This is an introduction to programming in Plan9 C:

[http://doc.cat-v.org/plan_9/programming/c_programming_in_pla...](http://doc.cat-v.org/plan_9/programming/c_programming_in_plan_9)

------
eoi
It's interesting to see how some of these opinions are reflected in Go,
because Rob Pike helped design Go about 20 years after writing this essay:

Typography: Automatic formatting is part of the standard Go tooling and
culture.

Function pointers / Protocols: This section seems to be decsribing a technique
similar to Go's interfaces.

Include Files: Rob Pike talked about this in his presentation at SPLASH
[1,8:00-12:30]. He mentioned that Plan 9 had fast compile times in part due to
following this discipline. He contrasted that with one of Google's C++ code
bases in which the compiler had to read 2000 bytes for every byte of source.
That was largely because of includes, and was a problem for compile times. A
little later he talks about Go's method of importing dependencies, and
presents them as a big improvement to the situation.
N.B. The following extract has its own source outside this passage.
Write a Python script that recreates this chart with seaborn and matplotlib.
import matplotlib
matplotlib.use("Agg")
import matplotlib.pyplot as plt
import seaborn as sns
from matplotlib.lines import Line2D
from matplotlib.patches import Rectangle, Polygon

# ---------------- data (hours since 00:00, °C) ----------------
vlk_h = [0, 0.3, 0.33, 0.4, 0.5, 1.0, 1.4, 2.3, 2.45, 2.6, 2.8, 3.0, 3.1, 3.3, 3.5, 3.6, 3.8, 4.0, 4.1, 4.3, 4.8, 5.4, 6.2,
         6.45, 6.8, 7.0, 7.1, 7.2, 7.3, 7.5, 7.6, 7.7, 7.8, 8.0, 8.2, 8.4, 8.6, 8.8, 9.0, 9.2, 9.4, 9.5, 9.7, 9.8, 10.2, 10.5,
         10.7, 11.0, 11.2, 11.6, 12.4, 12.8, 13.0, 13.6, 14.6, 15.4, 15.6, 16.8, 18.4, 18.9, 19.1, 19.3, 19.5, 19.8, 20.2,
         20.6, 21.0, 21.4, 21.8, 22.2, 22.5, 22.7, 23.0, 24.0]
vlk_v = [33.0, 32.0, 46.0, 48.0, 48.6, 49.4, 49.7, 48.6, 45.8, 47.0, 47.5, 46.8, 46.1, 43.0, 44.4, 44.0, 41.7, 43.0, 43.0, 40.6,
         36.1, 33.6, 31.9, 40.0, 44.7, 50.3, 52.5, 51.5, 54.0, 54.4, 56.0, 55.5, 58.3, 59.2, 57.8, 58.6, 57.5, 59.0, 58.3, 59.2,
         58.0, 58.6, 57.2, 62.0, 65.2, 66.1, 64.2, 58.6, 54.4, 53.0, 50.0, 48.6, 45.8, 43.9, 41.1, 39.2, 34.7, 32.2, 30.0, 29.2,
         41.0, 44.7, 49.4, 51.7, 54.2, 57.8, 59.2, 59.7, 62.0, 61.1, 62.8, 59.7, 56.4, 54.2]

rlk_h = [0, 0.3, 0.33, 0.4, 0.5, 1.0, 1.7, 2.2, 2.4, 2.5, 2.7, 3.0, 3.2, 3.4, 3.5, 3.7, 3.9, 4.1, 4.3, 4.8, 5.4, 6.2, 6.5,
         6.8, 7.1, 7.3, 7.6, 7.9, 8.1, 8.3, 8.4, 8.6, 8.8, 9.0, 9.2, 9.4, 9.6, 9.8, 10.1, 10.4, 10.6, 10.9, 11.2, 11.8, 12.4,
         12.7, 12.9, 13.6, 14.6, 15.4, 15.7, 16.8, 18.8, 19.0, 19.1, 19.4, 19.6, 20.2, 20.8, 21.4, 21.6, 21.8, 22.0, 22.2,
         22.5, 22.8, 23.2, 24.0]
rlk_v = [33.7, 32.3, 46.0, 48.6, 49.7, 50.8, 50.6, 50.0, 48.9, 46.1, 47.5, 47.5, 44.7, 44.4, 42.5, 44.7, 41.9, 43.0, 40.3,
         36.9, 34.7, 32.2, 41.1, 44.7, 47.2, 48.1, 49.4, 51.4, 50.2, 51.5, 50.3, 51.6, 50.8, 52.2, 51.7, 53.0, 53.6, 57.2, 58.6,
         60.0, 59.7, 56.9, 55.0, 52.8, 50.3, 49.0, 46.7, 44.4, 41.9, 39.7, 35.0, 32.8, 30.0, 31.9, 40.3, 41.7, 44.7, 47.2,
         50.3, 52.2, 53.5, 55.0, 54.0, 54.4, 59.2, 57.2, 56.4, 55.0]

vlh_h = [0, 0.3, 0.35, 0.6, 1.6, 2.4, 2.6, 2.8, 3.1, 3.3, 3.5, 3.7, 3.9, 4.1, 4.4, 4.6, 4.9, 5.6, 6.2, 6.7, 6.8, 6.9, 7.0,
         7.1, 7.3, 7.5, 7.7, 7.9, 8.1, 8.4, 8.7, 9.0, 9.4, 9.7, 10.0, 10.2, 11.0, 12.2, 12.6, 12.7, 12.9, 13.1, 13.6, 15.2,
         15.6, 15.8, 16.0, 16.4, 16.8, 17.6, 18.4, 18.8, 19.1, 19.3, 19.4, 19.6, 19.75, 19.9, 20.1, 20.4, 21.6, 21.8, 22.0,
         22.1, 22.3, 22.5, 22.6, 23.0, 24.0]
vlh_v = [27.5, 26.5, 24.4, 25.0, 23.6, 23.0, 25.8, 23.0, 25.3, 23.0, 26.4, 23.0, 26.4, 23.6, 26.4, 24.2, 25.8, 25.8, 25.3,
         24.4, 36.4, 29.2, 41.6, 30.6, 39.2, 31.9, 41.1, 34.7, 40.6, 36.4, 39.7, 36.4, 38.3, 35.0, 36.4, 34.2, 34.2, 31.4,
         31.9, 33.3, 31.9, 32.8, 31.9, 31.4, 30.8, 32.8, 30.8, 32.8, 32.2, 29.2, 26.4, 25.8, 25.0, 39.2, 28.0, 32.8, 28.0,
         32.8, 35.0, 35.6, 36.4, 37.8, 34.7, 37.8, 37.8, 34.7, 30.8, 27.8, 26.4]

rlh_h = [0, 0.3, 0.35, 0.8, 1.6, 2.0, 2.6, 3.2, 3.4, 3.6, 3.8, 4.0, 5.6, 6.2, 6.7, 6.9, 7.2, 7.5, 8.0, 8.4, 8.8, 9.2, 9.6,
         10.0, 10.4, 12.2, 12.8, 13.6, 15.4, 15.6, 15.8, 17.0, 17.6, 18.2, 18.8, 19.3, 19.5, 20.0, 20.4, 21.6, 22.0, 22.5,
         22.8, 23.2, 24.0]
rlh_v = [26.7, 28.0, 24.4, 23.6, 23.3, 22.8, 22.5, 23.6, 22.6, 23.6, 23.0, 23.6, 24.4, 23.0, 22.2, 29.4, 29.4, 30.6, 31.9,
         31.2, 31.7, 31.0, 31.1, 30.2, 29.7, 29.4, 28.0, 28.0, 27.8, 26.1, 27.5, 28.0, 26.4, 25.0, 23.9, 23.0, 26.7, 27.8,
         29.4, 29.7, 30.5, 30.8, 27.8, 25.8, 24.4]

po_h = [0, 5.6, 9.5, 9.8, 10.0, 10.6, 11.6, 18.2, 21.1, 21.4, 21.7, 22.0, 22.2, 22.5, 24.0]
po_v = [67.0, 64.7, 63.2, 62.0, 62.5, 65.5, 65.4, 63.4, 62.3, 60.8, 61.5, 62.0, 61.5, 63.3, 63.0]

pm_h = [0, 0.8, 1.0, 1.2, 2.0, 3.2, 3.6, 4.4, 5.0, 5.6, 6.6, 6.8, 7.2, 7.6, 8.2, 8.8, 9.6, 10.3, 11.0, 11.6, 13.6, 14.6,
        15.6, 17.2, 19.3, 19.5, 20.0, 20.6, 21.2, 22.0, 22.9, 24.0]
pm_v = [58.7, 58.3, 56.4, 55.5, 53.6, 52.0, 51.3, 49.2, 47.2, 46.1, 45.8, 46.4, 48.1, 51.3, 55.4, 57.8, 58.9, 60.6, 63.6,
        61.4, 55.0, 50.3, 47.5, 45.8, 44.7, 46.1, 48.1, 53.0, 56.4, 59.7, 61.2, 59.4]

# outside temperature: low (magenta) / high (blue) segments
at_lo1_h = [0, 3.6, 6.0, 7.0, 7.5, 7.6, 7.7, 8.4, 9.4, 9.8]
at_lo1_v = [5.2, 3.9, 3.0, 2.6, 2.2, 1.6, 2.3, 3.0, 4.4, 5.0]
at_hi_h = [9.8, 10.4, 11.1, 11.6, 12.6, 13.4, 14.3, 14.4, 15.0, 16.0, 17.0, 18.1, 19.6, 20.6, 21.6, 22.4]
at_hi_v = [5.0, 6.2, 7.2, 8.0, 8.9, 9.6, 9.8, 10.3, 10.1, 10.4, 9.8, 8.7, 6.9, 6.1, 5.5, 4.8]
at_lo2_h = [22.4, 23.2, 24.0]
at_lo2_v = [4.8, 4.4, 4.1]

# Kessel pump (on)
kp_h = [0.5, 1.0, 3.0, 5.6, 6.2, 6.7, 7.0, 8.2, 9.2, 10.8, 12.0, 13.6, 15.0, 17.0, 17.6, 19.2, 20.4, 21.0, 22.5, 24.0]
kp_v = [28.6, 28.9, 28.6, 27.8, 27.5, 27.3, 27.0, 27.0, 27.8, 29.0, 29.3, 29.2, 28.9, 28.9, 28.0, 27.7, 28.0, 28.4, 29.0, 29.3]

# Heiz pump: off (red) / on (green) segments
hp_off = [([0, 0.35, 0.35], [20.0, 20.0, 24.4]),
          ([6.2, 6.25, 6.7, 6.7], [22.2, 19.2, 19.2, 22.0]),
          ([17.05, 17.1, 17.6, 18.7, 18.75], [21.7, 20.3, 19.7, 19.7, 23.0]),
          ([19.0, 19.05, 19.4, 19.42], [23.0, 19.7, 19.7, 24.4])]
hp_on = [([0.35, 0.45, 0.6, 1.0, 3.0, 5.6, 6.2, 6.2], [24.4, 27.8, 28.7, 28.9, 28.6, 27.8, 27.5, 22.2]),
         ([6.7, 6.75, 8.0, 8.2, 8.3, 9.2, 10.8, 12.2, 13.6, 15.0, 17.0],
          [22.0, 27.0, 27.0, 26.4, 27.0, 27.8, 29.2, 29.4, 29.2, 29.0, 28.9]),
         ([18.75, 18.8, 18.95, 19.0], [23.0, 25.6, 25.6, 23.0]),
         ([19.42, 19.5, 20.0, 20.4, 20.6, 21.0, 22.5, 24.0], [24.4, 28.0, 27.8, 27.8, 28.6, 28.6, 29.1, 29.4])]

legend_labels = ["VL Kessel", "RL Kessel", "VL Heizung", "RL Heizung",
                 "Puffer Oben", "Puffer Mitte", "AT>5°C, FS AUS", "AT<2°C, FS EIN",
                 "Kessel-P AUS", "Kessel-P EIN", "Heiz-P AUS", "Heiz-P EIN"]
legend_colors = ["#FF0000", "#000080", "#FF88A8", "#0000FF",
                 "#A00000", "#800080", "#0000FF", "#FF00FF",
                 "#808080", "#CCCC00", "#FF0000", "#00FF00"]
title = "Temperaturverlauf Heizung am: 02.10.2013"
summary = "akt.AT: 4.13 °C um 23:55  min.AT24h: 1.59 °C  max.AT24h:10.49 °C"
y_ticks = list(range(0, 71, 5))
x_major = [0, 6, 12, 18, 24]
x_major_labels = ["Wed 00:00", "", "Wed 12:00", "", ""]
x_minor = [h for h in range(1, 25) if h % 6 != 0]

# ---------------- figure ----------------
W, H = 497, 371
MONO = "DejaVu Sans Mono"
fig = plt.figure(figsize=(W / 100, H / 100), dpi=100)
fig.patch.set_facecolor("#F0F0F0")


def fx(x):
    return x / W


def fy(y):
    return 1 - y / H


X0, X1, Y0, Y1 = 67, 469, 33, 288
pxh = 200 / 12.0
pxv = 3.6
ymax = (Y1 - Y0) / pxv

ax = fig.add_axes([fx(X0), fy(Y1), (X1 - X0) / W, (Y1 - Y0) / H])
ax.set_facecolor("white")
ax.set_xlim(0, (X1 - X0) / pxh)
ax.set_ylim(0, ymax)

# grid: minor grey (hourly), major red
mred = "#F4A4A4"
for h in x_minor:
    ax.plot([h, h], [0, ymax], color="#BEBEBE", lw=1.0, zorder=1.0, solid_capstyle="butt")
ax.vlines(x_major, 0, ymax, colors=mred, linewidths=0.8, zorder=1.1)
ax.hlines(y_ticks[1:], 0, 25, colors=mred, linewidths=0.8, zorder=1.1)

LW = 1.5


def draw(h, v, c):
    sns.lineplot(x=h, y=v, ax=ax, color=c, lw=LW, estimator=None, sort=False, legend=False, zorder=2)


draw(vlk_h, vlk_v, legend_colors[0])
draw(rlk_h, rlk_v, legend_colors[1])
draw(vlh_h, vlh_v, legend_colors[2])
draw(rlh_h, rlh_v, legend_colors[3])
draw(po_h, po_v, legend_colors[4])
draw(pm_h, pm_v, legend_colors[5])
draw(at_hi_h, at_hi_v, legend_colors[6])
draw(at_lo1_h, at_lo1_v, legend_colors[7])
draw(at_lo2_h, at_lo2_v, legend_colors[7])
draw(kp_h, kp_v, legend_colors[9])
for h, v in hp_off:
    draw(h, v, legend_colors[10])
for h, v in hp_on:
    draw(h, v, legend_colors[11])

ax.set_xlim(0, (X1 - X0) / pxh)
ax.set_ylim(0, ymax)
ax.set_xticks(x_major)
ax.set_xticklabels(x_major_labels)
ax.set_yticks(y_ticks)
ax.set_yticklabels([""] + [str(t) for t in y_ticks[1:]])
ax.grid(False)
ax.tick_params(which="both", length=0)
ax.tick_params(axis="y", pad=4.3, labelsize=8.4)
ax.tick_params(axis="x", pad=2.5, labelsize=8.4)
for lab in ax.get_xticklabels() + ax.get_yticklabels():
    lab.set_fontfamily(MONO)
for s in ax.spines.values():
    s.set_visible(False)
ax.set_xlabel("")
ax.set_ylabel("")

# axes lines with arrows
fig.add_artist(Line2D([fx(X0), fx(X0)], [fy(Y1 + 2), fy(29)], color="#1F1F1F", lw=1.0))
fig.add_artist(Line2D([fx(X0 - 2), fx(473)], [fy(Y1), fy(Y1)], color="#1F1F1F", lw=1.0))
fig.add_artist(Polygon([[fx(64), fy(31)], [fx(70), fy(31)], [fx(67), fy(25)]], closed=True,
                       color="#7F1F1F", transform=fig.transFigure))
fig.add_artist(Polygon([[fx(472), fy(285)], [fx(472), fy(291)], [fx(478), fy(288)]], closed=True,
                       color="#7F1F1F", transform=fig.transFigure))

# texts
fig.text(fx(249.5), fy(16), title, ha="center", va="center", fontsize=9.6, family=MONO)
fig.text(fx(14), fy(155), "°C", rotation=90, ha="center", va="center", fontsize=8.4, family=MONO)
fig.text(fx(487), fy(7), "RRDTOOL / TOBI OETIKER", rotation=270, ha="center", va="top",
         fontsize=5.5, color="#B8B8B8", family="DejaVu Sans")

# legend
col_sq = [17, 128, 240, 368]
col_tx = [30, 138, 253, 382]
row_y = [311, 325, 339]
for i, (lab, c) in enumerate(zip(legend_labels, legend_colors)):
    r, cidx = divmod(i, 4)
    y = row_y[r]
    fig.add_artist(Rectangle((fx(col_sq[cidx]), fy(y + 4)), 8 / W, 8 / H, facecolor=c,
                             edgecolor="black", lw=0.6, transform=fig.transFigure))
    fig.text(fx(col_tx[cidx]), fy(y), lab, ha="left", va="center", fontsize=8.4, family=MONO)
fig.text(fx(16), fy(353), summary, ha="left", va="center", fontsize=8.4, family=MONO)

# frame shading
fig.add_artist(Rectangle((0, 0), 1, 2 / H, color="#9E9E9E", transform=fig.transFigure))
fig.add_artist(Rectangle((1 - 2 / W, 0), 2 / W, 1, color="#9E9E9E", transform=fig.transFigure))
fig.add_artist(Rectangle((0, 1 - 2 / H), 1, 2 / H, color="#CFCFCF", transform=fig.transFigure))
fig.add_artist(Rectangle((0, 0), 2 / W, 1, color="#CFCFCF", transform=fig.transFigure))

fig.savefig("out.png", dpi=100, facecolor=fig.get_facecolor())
[1][http://www.infoq.com/presentations/Go-
Google](http://www.infoq.com/presentations/Go-Google)

------
Zolomon
Nice list of books they have in their library:
[http://www.lysator.liu.se/lib/boklista.txt](http://www.lysator.liu.se/lib/boklista.txt)

------
ttty
" Procedure names should reflect what they do; function names should reflect
what they return." \- Never thought about naming this way, but is what I do (: